ASSISTER à l’épreuve des apôtres peut nous réconforter. Ils ont connu des échecs, des doutes, des peines… mais ils n’ont jamais manqué de simplicité. Ils expriment, par exemple, leurs doutes avec clarté. Face au miracle raté du lunatique, ils demandent : « Pour quelle raison est-ce que nous, nous n’avons pas réussi à l’expulser ? » (Mt 17, 19). À un autre moment, ils veulent connaître le sens de la méthode d’enseigner du Seigneur : « Pourquoi leur parles-tu en paraboles ? » (Mt 13, 10). Ils ne cachent pas non plus leurs sentiments : ils manifestent leur joie lorsqu’ils sont dans la gloire du Thabor — « il est bon que nous soyons ici ! » (Mt 17, 4) — et leur tristesse à la deuxième annonce de la Passion (cf. Mt 17, 23). Saint Josémaria nous invite à regarder cette qualité des disciples : « Vois ! Les apôtres avec toutes leurs misères évidentes et indéniables, étaient sincères, simples…, transparents. Tu as, toi aussi, des misères évidentes et indéniables. — Puisses-tu ne pas manquer de simplicité ! » [4].

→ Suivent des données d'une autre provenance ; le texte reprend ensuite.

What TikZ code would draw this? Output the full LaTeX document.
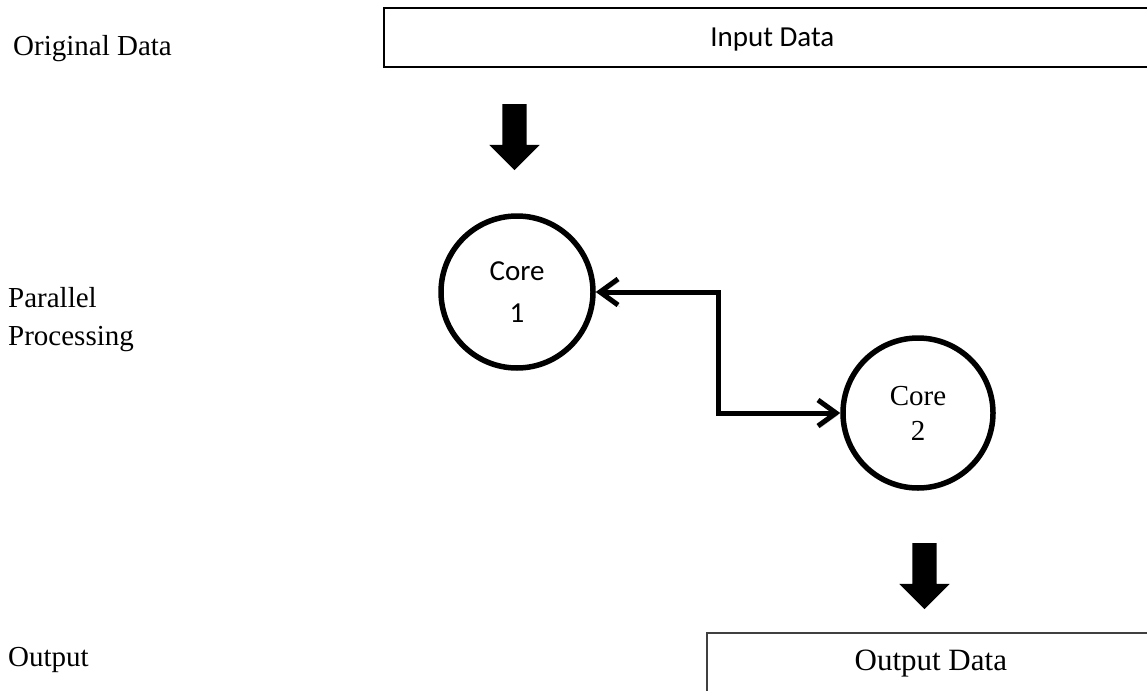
\documentclass[tikz,border=0pt]{standalone}
\usepackage{fontspec}
\setmainfont{Liberation Serif}
\newfontfamily\calibri{Carlito}
\usetikzlibrary{arrows.meta,shapes.arrows}

\begin{document}
\begin{tikzpicture}[x=1pt,y=-1pt,
  lbl/.style={anchor=base west, inner sep=0pt, font=\fontsize{29}{38}\selectfont, align=left},
  databox/.style={draw, rectangle, inner xsep=0pt, inner ysep=0pt, anchor=north west, line width=1.6pt},
  core/.style={draw, circle, line width=5.5pt, inner sep=0pt, align=center},
  blockarrow/.style={single arrow, fill=black, draw=none, rotate=-90,
    inner xsep=0pt, inner ysep=12pt,
    minimum height=66pt, minimum width=50pt, single arrow head extend=13pt},
  link/.style={line width=5pt, {Straight Barb[length=18pt,width=26pt]}-{Straight Barb[length=18pt,width=26pt]},
    preaction={draw=black!22, transform canvas={shift={(2pt,-2pt)}}}}
]
\useasboundingbox (0,0) rectangle (1147,690);
\clip (0,0) rectangle (1147,690);

% stage labels on the left
\node[lbl] (orig) at (13,56) {Original Data};
\node[lbl] (para) at (8,345) {Parallel\\Processing};
\node[lbl] (outl) at (8,666) {Output};

% input and output bars
\node[databox, minimum width=777pt, text height=39pt, text depth=20pt,
      font=\calibri\fontsize{29}{35}\selectfont] (input) at (383,7) {Input Data};
\node[databox, draw=black!75, minimum width=448pt, text height=38pt, text depth=40pt,
      font=\fontsize{31}{37}\selectfont] (output) at (706,632) {Output Data};

% flow arrows
\node[blockarrow] (down1) at (514.5,131) {};
\node[blockarrow] (down2) at (924.5,570) {};

% processing cores
\node[core, minimum size=152pt, font=\calibri\fontsize{29}{42}\selectfont] (core1) at (517,292) {Core\\1};
\node[core, minimum size=150pt, font=\fontsize{29}{35}\selectfont] (core2) at (918,413) {Core\\2};

% exchange between the cores
\coordinate (elbow) at (718,350);
\draw[link] (core1.east) -| (elbow) |- (core2.west);
\end{tikzpicture}
\end{document}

Cette vertu nous aide à nous abandonner entre les mains de Dieu, à nous ancrer dans ses sécurités et non dans les nôtres. Chaque jour nous offre plusieurs occasions d’incarner cette attitude apostolique : s’adresser à Dieu comme les enfants, sans avoir besoin de discours brillants ; aimer les personnes telles qu’il les a faites, sans vouloir les changer à notre manière ; vivre dans le présent, et non dans les fantasmes ; exprimer avec confiance à Jésus les doutes que nous pouvons avoir… La simplicité a attiré le regard de Dieu sur la Vierge Marie. Elle, « dans sa petitesse, a d’abord conquis les cieux. Le secret de son succès réside précisément dans le fait de se reconnaître petite, de se reconnaître nécessiteuse. Avec Dieu, seuls ceux qui se reconnaissent comme rien peuvent tout recevoir. Seuls ceux qui se vident sont remplis par lui. Et Marie est « comblée de grâce » (Lc 1 ,28) précisément à cause de son humilité » [5].
[1]. Saint Josémaria, Chemin de Croix, XIVe station.
[2]. Pape François, Audience générale, 7 février 2024.
[3].Ibid.
[4]. Saint Josémaria, Chemin, n° 2021.
[5]. Pape François, Angélus, 15 août 2021.